─── Material ───

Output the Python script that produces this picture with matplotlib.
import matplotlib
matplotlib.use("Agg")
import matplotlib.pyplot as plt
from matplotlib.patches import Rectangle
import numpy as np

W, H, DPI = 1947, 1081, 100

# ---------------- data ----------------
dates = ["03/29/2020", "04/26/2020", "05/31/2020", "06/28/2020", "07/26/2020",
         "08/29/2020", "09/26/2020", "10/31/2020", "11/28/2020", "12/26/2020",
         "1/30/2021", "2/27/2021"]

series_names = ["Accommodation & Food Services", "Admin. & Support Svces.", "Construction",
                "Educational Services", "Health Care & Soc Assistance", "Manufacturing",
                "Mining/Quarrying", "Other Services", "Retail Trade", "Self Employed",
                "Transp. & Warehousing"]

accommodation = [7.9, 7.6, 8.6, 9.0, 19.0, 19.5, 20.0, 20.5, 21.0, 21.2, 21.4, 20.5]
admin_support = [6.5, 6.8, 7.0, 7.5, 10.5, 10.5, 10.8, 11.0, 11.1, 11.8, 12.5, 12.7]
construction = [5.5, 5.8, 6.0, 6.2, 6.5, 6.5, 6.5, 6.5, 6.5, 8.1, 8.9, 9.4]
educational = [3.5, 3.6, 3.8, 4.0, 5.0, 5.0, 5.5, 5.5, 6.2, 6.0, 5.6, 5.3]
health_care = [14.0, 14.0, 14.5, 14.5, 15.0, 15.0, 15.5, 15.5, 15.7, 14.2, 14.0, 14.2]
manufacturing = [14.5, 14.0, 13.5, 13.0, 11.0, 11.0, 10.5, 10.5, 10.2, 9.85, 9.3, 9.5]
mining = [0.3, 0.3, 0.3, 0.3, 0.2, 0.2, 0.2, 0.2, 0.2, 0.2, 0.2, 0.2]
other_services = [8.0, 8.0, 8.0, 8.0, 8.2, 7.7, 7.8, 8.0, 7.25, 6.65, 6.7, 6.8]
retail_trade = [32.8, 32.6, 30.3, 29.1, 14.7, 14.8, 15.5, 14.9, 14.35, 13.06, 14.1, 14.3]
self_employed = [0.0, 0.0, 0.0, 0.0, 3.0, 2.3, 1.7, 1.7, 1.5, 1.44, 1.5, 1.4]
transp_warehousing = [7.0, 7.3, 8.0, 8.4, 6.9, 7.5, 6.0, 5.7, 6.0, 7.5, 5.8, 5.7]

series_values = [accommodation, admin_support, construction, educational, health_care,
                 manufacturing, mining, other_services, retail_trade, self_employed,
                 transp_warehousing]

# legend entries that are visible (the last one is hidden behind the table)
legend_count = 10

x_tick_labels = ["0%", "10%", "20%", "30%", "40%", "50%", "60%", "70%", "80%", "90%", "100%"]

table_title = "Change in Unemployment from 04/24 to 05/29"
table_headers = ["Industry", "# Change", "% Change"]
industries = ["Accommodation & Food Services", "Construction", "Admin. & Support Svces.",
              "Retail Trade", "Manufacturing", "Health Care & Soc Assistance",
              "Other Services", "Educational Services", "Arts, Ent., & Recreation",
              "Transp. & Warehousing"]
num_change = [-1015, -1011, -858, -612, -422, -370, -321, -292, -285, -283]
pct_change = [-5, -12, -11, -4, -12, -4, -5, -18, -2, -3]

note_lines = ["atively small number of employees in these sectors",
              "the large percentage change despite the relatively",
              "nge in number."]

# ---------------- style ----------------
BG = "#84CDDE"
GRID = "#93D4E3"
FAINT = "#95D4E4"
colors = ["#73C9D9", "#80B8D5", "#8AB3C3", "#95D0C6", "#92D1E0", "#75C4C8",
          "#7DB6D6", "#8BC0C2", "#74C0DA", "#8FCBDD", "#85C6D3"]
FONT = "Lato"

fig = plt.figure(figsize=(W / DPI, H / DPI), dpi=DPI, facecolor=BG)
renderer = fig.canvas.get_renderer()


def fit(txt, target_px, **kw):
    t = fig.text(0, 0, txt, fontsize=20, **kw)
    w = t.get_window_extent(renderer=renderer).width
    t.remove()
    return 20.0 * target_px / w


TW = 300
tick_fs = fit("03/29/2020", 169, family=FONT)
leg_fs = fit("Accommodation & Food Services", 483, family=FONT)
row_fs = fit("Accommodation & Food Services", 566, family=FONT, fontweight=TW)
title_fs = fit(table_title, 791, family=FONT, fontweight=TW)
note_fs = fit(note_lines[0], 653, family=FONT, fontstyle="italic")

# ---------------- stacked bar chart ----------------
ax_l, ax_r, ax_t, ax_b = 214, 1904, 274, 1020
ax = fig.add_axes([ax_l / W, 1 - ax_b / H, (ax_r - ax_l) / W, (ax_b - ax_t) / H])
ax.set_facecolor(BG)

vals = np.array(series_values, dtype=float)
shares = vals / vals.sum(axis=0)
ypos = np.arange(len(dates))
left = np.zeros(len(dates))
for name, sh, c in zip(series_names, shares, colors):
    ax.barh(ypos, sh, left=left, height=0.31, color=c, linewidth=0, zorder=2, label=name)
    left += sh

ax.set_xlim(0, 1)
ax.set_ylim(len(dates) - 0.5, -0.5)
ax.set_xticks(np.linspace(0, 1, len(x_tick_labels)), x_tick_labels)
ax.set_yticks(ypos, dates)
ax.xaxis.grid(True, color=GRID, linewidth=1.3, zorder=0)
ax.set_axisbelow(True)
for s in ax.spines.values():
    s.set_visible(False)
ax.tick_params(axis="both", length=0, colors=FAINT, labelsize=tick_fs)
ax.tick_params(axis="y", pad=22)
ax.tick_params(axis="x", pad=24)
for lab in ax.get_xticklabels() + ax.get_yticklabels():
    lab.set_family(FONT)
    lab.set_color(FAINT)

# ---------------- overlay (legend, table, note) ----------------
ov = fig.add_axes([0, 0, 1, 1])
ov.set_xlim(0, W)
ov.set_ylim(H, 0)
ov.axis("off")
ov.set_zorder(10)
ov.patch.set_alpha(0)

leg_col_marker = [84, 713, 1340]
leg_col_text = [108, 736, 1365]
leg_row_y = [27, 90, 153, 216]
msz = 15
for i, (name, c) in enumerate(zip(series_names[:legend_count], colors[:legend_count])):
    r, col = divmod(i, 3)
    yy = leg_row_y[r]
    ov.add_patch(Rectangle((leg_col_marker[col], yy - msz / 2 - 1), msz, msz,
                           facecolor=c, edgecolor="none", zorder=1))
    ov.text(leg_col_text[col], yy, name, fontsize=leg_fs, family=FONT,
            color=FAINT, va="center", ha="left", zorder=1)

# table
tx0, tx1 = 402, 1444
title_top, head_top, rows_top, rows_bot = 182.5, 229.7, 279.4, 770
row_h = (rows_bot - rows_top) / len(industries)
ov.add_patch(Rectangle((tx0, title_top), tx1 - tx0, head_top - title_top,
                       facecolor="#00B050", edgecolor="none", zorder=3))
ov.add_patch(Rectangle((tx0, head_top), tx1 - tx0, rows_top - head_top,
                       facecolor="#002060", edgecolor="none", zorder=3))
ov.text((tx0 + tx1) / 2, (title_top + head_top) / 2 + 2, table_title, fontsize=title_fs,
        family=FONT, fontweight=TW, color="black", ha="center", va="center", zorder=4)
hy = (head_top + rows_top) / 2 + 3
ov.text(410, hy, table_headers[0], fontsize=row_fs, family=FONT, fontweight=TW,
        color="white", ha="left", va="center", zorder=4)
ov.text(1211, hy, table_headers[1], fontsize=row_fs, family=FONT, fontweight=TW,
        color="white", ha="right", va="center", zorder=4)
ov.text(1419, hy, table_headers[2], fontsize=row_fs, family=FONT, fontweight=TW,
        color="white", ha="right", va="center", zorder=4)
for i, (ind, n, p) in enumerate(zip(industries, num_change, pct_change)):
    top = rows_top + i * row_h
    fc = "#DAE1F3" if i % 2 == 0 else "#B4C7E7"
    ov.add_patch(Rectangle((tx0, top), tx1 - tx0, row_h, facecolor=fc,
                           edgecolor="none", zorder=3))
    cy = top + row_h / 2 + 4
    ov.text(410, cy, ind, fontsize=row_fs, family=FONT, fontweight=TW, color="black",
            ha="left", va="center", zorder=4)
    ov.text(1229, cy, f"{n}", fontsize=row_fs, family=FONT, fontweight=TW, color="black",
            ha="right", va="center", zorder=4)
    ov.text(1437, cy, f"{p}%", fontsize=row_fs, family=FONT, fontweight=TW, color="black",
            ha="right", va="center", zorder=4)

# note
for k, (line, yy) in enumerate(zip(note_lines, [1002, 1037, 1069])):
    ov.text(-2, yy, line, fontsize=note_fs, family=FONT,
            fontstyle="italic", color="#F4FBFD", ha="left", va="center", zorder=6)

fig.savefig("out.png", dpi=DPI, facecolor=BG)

───
─── Material ───

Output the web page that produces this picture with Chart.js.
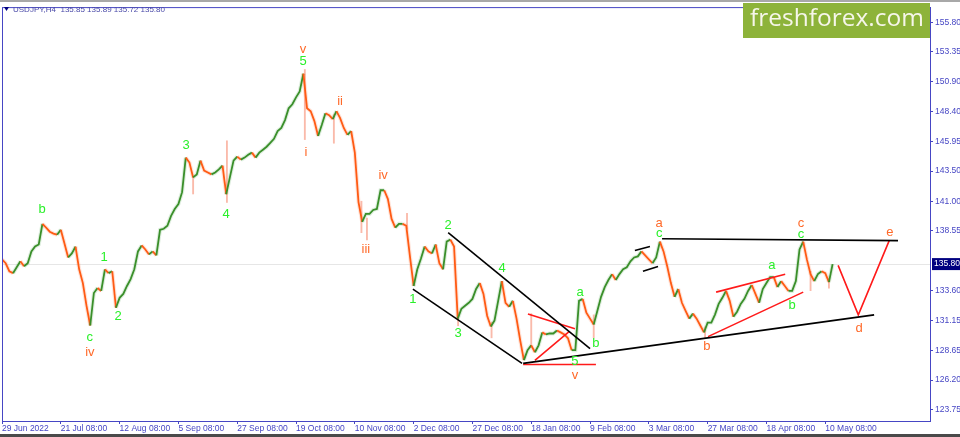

───

Pick out each line above that includes "produces" and show it.

Output the Python script that produces this picture with matplotlib.
Output the web page that produces this picture with Chart.js.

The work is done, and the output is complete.